A veces, esperando para atravesar el Mekong, contemplo el transbordador, detenido ahí durante horas, relajado como un gran hipopótamo a remojo en el río, y pienso en las carreras que he visto en el metro de Milán: gente dispuesta a quedar aplastada por las puertas del vagón con tal de no perder esos tres minutos y medio que tarda en llegar el siguiente tren. Me pregunto si estamos en dos planetas distintos. ¿Es posible que el tiempo tenga un valor tan distinto según te encuentres en la parada de metro de Garibaldi o en el muelle del transbordador de Stung Trong?

Pero para ser sinceros, también aquí, a orillas del Mekong, basta poco para dejarse llevar por el frenesí del tiempo.
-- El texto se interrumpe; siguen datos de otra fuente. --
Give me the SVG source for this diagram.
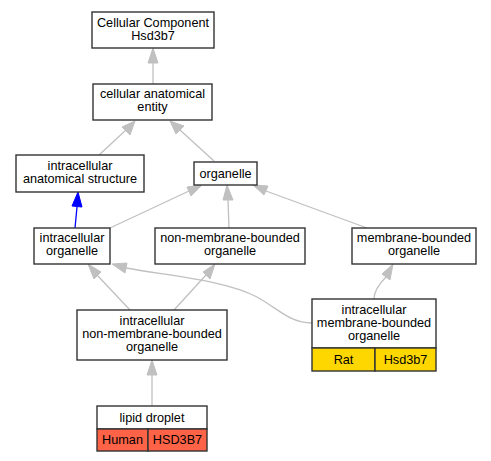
<svg xmlns="http://www.w3.org/2000/svg" width="491" height="461" viewBox="0 0 491 461">
<style>
.n rect{fill:#fff;stroke:#333;stroke-width:1.4}
text{font-family:"Liberation Sans",Arial,sans-serif;font-size:12.7px;fill:#000;text-anchor:middle}
.e path{fill:none;stroke:#c0c0c0;stroke-width:1.3}
.e polygon{fill:#c0c0c0;stroke:#c0c0c0}
.e .b path{stroke:#0000ff}
.e .b polygon{fill:#0000ff;stroke:#0000ff}
</style>
<rect width="491" height="461" fill="#fff"/>
<g id="edges" class="e">
<g><path d="M153,84 L153,63"/><polygon points="153,48 158,63 148,63"/></g>
<g><path d="M99,155 L126,130"/><polygon points="135,121 130,135 122,127"/></g>
<g><path d="M214,161 L180,130"/><polygon points="170,121 184,126 176,134"/></g>
<g class="b"><path d="M75,228 L77,207"/><polygon points="78,192 82,207 72,206"/></g>
<g><path d="M110,228 L189,191"/><polygon points="202,185 191,196 187,187"/></g>
<g><path d="M229,228 L228,200"/><polygon points="227,185 233,200 223,200"/></g>
<g><path d="M367,228 L266,191"/><polygon points="253,185 268,186 264,195"/></g>
<g><path d="M130,310 L97,275"/><polygon points="88,264 101,272 94,279"/></g>
<g><path d="M174,310 L206,275"/><polygon points="215,264 210,279 203,272"/></g>
<g><path d="M312,323 C290,323 280,310 257,297 C225,280 170,276 126,268"/><polygon points="112,264 127,263 125,273"/></g>
<g><path d="M374,299 C374,290 380,283 386,277"/><polygon points="393,264 390,280 382,274"/></g>
<g><path d="M152,406 L152,375"/><polygon points="152,360 157,375 147,375"/></g>
</g>
<g id="n1" class="n"><rect x="92" y="12" width="122" height="36"/><text x="153" y="27">Cellular Component</text><text x="153" y="40">Hsd3b7</text></g>
<g id="n2" class="n"><rect x="93" y="84" width="119" height="36"/><text x="152.5" y="98">cellular anatomical</text><text x="152.5" y="111">entity</text></g>
<g id="n3" class="n"><rect x="16" y="155" width="128" height="37"/><text x="80" y="170">intracellular</text><text x="80" y="183">anatomical structure</text></g>
<g id="n4" class="n"><rect x="194" y="162" width="63" height="23"/><text x="225.5" y="178">organelle</text></g>
<g id="n5" class="n"><rect x="34" y="228" width="76" height="36"/><text x="72" y="242">intracellular</text><text x="72" y="255">organelle</text></g>
<g id="n6" class="n"><rect x="155" y="228" width="150" height="36"/><text x="230" y="242">non-membrane-bounded</text><text x="230" y="255">organelle</text></g>
<g id="n7" class="n"><rect x="352" y="228" width="124" height="36"/><text x="414" y="242">membrane-bounded</text><text x="414" y="255">organelle</text></g>
<g id="n8" class="n"><rect x="77" y="310" width="150" height="50"/><text x="152" y="325">intracellular</text><text x="152" y="338">non-membrane-bounded</text><text x="152" y="351">organelle</text></g>
<g id="n9" class="n"><rect x="312" y="299" width="124" height="49"/><rect x="312" y="348" width="63" height="23" style="fill:#ffd700"/><rect x="375" y="348" width="61" height="23" style="fill:#ffd700"/><text x="374" y="314">intracellular</text><text x="374" y="327">membrane-bounded</text><text x="374" y="340">organelle</text><text x="343.5" y="364">Rat</text><text x="405.5" y="364">Hsd3b7</text></g>
<g id="n10" class="n"><rect x="97" y="406" width="110" height="23"/><rect x="97" y="429" width="51" height="22" style="fill:#ff6347"/><rect x="148" y="429" width="59" height="22" style="fill:#ff6347"/><text x="152" y="422">lipid droplet</text><text x="122.5" y="444">Human</text><text x="177.5" y="444">HSD3B7</text></g>
</svg>
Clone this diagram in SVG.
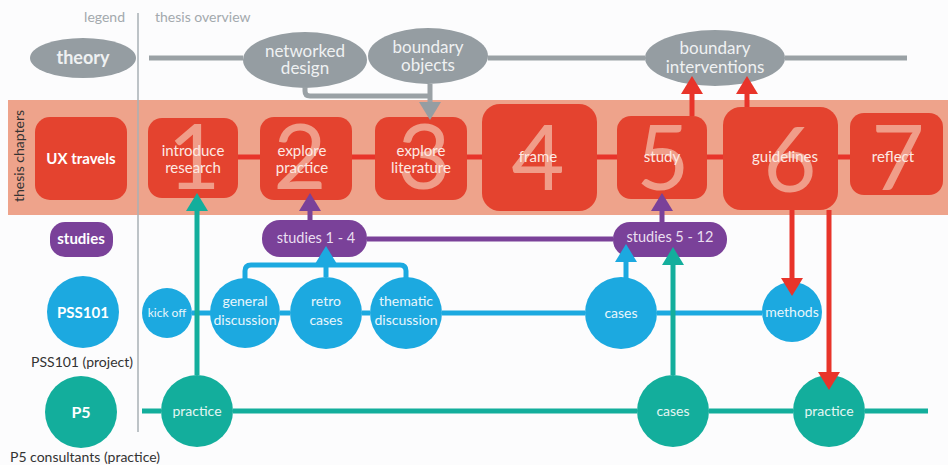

Bastó con que asfaltaran la calle para que todos nos convirtiéramos en pequeños “Valentino Rossi” (con un tristísimo aumento de los accidentes). Bastó con que llegara el 3G, y ahora el 4G, para querer probar la emoción de viajar a la velocidad de la luz dando la vuelta al mundo virtual. Existe por tanto en algún rincón del corazón del hombre, sea cual sea la latitud del mundo en la que se encuentre, una cierta ansia que, en cuanto tiene la posibilidad, no se lo piensa dos veces y se pone a correr, al galope de un smartphone o un scooter. El corazón, lo sabemos, necesita ser educado, también para aprender a vivir bien el tiempo.

Ayudarnos a vivir bien el tiempo sería uno de los mejores regalos que podríamos hacernos en Navidad. Y a propósito de la Navidad, me llama la atención esa expresión de la Escritura que nos dice que Jesús nació en la «plenitud de los tiempos» (Gálatas 4,4). ¡Los tiempos ya eran plenos hace 2018 años! Plenos no porque el hombre llenaran sus jornadas de mil compromisos, sino porque habían llegado a su plenitud, preñados como el vientre de una mujer, María. Por fin había madurado el tiempo para que la humanidad estuviera dispuesta a acoger al Señor del Tiempo. Milenios de historia, durante los cuales ese mismo Señor, con la paciencia de un campesino, había trabajado tenazmente el corazón del hombre para que llegara a su maduración.

El tiempo, por tanto, ha llegado a su plenitud. Así volvieron a anunciarlo este año, la noche de Navidad, los toques de nuestra campana. ¡Feliz Navidad a todos!